What you should do –
Repeat the material in full. Keep every line exactly as it is.

_ _ _ _ _ _ _

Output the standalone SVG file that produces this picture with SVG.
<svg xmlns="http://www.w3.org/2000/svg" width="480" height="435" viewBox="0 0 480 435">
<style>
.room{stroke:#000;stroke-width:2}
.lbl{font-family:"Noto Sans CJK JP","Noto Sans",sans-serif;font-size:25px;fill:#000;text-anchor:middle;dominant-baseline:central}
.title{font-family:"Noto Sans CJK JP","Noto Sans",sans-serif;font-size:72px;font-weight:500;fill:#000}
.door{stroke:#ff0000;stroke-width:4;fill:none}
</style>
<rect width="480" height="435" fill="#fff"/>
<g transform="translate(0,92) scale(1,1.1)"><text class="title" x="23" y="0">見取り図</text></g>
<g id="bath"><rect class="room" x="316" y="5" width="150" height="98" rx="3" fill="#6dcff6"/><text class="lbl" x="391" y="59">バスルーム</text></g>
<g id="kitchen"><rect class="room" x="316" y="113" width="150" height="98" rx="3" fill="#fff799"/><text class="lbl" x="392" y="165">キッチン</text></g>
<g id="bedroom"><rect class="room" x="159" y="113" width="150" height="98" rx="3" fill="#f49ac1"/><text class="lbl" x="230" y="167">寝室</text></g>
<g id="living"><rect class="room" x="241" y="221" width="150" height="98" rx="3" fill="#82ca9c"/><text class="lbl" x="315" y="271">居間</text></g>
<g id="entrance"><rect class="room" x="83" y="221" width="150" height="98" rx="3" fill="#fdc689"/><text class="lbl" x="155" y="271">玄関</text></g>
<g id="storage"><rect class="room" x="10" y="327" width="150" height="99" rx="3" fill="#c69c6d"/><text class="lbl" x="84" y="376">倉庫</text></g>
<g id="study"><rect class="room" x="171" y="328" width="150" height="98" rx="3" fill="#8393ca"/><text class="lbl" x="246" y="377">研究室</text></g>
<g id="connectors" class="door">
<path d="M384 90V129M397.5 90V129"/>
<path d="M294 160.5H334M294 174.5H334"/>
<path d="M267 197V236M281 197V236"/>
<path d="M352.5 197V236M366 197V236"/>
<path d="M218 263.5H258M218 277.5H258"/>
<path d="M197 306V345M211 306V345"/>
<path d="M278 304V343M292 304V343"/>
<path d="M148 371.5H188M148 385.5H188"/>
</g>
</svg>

_ _ _ _ _ _ _

Response –
Output the standalone SVG file that produces this picture with SVG.
<svg xmlns="http://www.w3.org/2000/svg" width="480" height="435" viewBox="0 0 480 435">
<style>
.room{stroke:#000;stroke-width:2}
.lbl{font-family:"Noto Sans CJK JP","Noto Sans",sans-serif;font-size:25px;fill:#000;text-anchor:middle;dominant-baseline:central}
.title{font-family:"Noto Sans CJK JP","Noto Sans",sans-serif;font-size:72px;font-weight:500;fill:#000}
.door{stroke:#ff0000;stroke-width:4;fill:none}
</style>
<rect width="480" height="435" fill="#fff"/>
<g transform="translate(0,92) scale(1,1.1)"><text class="title" x="23" y="0">見取り図</text></g>
<g id="bath"><rect class="room" x="316" y="5" width="150" height="98" rx="3" fill="#6dcff6"/><text class="lbl" x="391" y="59">バスルーム</text></g>
<g id="kitchen"><rect class="room" x="316" y="113" width="150" height="98" rx="3" fill="#fff799"/><text class="lbl" x="392" y="165">キッチン</text></g>
<g id="bedroom"><rect class="room" x="159" y="113" width="150" height="98" rx="3" fill="#f49ac1"/><text class="lbl" x="230" y="167">寝室</text></g>
<g id="living"><rect class="room" x="241" y="221" width="150" height="98" rx="3" fill="#82ca9c"/><text class="lbl" x="315" y="271">居間</text></g>
<g id="entrance"><rect class="room" x="83" y="221" width="150" height="98" rx="3" fill="#fdc689"/><text class="lbl" x="155" y="271">玄関</text></g>
<g id="storage"><rect class="room" x="10" y="327" width="150" height="99" rx="3" fill="#c69c6d"/><text class="lbl" x="84" y="376">倉庫</text></g>
<g id="study"><rect class="room" x="171" y="328" width="150" height="98" rx="3" fill="#8393ca"/><text class="lbl" x="246" y="377">研究室</text></g>
<g id="connectors" class="door">
<path d="M384 90V129M397.5 90V129"/>
<path d="M294 160.5H334M294 174.5H334"/>
<path d="M267 197V236M281 197V236"/>
<path d="M352.5 197V236M366 197V236"/>
<path d="M218 263.5H258M218 277.5H258"/>
<path d="M197 306V345M211 306V345"/>
<path d="M278 304V343M292 304V343"/>
<path d="M148 371.5H188M148 385.5H188"/>
</g>
</svg>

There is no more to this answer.